Posted on September 30, 2020 in Intellectual Property , Commercial , Private Client (Tags:)

This month has seen the successful end to a ten-year battle by Argentinian football legend Lionel Messi for the use of his name as a trade mark in relation to sports clothing and equipment in Europe.  Messi first filed his application for an Europe-wide trade mark in 2011 but came up against opposition by the Spanish cycling brand MASSI which had an earlier registration of the word MASSI in the same classes of goods as those applied for by Messi.  Trade mark applications are capable of being opposed by any person who wishes to prevent their registration.  MASSI successfully opposed Messi’s trade mark at the EU Intellectual Property Office but the decision was subsequently overturned on appeal by Messi.  This was based on the Court’s view that there was no likelihood of confusion due to Messi’s considerable reputation, which outweighed the similarity of his trade mark to that of the cycling brand MASSI. 

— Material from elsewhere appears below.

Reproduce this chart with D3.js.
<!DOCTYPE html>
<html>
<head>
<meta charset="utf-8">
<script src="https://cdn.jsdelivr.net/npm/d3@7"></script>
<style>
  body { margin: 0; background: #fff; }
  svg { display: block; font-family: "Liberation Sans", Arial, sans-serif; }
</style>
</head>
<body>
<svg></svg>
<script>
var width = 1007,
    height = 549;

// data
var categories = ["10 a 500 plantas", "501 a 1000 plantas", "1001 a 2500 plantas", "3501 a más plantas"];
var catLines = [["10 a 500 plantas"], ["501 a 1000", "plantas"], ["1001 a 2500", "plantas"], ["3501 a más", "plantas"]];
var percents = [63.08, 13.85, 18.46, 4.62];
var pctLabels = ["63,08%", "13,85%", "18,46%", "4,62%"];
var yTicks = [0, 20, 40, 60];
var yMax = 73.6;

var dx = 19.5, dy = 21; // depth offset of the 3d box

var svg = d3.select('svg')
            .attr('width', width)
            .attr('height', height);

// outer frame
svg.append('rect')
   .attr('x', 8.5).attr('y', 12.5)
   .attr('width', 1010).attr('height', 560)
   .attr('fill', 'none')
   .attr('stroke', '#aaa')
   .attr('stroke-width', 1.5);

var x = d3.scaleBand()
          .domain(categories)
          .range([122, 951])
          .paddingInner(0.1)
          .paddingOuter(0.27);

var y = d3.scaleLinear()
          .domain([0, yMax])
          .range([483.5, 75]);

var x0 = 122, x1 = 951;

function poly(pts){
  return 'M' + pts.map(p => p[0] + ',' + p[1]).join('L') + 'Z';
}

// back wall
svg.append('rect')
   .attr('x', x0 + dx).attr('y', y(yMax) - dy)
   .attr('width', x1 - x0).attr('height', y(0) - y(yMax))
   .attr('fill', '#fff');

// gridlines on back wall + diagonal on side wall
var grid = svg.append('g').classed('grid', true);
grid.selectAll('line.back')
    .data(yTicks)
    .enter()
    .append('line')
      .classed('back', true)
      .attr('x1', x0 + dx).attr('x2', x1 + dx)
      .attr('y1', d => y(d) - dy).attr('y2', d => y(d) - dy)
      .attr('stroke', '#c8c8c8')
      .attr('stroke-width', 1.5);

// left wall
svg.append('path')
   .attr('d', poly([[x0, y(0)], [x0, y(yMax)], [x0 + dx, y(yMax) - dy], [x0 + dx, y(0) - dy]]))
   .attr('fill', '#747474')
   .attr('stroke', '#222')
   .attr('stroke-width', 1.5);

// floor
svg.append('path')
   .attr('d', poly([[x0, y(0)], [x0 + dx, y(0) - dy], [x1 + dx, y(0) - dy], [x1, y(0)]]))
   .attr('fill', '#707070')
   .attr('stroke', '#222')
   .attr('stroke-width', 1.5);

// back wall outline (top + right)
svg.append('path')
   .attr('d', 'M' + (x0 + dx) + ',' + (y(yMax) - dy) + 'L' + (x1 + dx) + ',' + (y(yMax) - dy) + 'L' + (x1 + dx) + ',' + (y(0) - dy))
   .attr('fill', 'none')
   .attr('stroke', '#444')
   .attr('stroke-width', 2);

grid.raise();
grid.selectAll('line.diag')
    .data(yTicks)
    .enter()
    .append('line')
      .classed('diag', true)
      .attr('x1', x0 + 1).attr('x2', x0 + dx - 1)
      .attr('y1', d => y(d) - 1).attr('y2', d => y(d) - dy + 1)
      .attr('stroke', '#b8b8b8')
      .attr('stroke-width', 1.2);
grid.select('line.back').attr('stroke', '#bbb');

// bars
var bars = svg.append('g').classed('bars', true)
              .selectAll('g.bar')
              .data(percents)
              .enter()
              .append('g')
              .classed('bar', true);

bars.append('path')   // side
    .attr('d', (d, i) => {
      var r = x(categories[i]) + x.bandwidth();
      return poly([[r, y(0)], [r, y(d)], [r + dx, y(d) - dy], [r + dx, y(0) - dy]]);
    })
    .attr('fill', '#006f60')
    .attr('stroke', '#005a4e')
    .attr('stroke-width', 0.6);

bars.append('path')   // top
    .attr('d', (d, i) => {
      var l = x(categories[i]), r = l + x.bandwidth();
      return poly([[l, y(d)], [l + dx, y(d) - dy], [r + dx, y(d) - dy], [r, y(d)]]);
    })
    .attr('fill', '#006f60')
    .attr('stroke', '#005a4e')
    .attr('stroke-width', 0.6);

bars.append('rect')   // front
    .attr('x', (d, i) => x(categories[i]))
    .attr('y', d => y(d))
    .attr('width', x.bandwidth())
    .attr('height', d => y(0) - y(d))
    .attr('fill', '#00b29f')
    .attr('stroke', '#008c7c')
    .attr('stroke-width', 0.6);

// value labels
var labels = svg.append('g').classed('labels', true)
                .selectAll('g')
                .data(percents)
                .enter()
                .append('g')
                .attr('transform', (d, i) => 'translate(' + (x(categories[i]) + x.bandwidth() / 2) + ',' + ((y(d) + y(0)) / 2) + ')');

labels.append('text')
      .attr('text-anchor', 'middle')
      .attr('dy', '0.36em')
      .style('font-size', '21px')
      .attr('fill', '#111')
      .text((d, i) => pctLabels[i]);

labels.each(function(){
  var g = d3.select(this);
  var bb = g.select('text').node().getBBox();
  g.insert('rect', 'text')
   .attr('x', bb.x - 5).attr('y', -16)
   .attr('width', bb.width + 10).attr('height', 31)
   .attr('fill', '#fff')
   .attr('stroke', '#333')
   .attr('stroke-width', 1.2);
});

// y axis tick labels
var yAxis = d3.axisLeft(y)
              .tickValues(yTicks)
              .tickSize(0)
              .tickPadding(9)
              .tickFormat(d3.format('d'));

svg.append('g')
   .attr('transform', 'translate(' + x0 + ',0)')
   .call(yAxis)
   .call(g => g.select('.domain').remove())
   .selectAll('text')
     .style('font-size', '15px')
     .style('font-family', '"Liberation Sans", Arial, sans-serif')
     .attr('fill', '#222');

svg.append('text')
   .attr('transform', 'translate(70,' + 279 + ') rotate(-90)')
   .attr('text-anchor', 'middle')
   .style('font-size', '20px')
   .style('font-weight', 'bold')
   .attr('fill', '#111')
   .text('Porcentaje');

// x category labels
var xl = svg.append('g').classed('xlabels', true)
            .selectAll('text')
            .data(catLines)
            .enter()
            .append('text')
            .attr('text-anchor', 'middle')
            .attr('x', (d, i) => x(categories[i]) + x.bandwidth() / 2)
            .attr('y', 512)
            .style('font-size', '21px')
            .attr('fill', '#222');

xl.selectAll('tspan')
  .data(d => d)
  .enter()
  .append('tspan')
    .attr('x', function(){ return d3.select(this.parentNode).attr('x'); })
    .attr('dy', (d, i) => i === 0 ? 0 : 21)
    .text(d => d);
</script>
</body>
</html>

After a further appeal the case ended up in the European Court of Justice which relied heavily on the reputation of Messi as one of the world’s best football players and found that reputation could influence the public’s perception of the trade mark.  What was particularly interesting was that the Court found that Messi’s reputation was a well-known fact that could be determined from generally accessible sources and was therefore relevant in assessing the public’s perception of the mark. 

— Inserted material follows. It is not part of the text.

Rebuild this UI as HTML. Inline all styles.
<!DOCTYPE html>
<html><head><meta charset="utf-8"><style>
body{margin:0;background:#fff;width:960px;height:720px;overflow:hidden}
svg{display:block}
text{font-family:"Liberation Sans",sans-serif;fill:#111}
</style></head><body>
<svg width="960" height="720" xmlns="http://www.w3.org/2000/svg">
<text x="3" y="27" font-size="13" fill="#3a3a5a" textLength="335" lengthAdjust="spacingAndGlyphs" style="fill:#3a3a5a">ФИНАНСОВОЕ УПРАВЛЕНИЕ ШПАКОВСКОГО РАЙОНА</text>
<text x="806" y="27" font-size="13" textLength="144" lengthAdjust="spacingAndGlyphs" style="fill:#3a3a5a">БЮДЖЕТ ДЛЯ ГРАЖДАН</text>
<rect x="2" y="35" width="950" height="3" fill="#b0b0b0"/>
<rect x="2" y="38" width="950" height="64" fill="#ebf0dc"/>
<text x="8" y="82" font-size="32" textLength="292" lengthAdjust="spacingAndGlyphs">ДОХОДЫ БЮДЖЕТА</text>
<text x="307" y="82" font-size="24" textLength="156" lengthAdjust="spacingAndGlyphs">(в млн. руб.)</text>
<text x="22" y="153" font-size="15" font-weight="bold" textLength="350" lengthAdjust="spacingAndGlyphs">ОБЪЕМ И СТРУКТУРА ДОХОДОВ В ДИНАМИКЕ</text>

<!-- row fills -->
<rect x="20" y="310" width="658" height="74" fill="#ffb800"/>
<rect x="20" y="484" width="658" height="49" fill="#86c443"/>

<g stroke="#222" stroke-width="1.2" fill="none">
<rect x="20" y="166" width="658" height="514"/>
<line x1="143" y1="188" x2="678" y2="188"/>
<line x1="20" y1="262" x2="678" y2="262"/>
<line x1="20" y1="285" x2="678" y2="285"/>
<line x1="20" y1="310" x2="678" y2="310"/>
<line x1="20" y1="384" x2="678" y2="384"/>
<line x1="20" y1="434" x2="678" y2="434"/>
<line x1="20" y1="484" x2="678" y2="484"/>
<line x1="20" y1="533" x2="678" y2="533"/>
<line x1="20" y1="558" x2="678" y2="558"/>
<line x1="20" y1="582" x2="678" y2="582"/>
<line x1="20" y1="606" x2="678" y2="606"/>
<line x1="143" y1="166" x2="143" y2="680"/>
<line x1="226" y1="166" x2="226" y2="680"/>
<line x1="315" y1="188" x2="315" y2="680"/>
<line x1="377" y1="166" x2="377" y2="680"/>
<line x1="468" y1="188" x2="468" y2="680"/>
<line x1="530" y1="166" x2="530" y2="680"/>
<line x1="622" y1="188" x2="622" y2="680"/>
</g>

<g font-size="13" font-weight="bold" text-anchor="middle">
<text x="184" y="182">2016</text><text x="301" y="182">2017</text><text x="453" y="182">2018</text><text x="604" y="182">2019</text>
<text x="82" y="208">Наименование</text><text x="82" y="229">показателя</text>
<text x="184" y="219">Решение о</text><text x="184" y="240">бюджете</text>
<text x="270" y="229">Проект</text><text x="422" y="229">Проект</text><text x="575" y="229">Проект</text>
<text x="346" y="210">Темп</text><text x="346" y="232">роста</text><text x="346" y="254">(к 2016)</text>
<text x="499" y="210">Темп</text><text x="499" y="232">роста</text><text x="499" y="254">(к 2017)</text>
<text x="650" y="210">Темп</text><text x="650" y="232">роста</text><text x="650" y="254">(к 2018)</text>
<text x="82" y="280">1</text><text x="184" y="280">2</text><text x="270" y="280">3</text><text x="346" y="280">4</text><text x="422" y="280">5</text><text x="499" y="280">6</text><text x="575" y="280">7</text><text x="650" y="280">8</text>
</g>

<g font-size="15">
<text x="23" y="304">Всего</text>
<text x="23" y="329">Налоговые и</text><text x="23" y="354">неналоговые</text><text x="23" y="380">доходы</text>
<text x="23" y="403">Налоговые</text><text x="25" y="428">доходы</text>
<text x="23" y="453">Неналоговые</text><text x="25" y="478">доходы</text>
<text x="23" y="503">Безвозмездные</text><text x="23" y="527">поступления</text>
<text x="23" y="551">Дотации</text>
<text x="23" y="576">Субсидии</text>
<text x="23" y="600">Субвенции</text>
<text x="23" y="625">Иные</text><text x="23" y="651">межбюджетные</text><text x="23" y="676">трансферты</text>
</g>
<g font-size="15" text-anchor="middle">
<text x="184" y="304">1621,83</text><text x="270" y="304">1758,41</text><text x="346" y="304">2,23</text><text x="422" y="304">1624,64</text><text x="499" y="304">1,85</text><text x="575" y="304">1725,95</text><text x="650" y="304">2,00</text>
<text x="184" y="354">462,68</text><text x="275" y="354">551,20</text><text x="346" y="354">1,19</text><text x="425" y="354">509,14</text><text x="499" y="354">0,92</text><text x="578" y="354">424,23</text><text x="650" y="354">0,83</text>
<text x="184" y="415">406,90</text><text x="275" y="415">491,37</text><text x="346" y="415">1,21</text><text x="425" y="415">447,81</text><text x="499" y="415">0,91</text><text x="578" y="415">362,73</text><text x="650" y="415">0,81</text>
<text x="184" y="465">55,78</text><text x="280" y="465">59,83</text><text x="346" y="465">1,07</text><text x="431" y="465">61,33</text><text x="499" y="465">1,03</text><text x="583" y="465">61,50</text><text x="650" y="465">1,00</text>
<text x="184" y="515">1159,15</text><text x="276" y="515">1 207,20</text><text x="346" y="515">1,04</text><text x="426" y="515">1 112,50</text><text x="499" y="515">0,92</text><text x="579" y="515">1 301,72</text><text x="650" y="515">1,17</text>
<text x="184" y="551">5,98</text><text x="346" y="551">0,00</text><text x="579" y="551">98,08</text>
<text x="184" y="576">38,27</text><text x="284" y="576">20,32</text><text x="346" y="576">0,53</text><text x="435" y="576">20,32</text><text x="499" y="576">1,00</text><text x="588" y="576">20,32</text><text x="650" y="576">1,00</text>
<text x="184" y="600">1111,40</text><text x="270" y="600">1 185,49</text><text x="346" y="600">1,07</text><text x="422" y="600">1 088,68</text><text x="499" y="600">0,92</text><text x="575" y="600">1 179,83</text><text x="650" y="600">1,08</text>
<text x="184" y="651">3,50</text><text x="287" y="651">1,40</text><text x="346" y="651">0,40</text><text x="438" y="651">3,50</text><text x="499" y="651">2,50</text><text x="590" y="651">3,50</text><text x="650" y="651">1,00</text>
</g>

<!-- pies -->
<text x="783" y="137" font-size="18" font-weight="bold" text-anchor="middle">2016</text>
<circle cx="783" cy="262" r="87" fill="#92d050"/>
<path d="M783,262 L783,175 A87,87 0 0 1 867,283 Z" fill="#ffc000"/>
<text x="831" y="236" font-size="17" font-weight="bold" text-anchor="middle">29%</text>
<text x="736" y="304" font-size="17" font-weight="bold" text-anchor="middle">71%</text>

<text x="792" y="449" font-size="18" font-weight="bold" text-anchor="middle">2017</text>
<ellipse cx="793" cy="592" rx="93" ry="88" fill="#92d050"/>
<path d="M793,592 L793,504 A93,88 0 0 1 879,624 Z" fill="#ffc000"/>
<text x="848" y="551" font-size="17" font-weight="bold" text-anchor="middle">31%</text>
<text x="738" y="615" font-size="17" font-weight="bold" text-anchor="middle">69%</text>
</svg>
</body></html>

Reputation is an important element in determining trade mark disputes in many jurisdictions and particularly in Europe, and it is unusual for it to be accepted as a fact without further evidence being provided of that reputation in the market-place.  In this case, given the celebrity status of Messi, the Court was prepared to determine reputation from generally accessible sources and even went as far as to say that Messi is not only known amongst football fans and sports followers but would also be known by a majority of people “who are informed and reasonably attentive” and “who read newspapers, watch television, go to the cinema or listen to the radio”.  It is also relevant that goods which the trade mark is associated with are sports clothes which the public was likely to know and associate with Messi.

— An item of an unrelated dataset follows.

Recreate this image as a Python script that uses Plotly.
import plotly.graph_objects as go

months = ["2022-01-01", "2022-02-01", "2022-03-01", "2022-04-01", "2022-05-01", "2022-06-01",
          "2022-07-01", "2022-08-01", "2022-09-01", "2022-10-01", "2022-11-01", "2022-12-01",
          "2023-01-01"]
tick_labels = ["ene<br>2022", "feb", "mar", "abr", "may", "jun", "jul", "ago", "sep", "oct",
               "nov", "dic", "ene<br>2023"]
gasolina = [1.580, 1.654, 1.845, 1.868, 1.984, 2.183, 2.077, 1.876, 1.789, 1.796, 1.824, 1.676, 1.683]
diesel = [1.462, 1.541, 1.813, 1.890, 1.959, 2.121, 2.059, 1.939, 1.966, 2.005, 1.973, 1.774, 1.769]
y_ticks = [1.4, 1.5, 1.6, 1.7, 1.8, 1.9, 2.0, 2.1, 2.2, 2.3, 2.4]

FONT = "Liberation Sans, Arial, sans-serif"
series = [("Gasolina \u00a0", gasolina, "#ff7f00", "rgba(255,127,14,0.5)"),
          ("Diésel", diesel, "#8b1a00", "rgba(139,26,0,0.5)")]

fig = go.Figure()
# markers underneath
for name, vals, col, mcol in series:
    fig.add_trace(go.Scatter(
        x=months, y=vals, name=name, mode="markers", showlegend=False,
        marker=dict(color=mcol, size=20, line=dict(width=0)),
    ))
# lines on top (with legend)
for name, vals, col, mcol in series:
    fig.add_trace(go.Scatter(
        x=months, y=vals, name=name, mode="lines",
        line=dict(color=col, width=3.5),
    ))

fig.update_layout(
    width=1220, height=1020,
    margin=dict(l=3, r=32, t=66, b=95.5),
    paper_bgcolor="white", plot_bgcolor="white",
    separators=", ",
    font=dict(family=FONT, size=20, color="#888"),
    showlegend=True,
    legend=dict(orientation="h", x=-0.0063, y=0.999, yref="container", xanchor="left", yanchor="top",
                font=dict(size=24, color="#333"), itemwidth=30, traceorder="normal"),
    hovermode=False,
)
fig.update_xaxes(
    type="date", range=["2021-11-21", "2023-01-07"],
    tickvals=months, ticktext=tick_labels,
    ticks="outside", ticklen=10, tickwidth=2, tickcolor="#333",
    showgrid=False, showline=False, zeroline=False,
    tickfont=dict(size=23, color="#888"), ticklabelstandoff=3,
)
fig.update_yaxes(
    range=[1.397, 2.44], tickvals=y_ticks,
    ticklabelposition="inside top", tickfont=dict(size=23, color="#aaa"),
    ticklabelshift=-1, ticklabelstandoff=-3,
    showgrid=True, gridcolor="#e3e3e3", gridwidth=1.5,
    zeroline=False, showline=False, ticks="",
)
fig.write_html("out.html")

Reputation of the trade mark is also relevant in New Zealand trade mark cases.  It is an essential component where a party owns a trade mark which has not been registered, and is considered in cases involving registered trade marks in determining the likelihood of confusion in the market.  It is also important where a trade mark is so well known that it could be used to prevent competitors from using a similar mark in relation to goods or services which bear no resemblance to those of the owner of the well-known mark.

This often leads to the “David and Goliath” trade mark stories in the media, where a large well funded business tries to prevent a smaller, often newer, business from using its chosen brand due to the strength of its reputation in a mark.  One famous example of this is the Blackball Hilton (now cheekily called “Formerly the Blackball Hilton”) after threatened action by the Hilton Hotel chain. 

What the Messi example does tell us is that even if you are a celebrity with a worldwide reputation, it can take years and a very large legal bill to get your name registered as a trade mark if it is similar to an earlier registered mark, so getting your application right to start with is crucial.

As long as you can claim there is no likelihood of confusion at the time you register your trade mark, registration of a trade mark will give you much better rights than relying on any reputation you might build up in your name.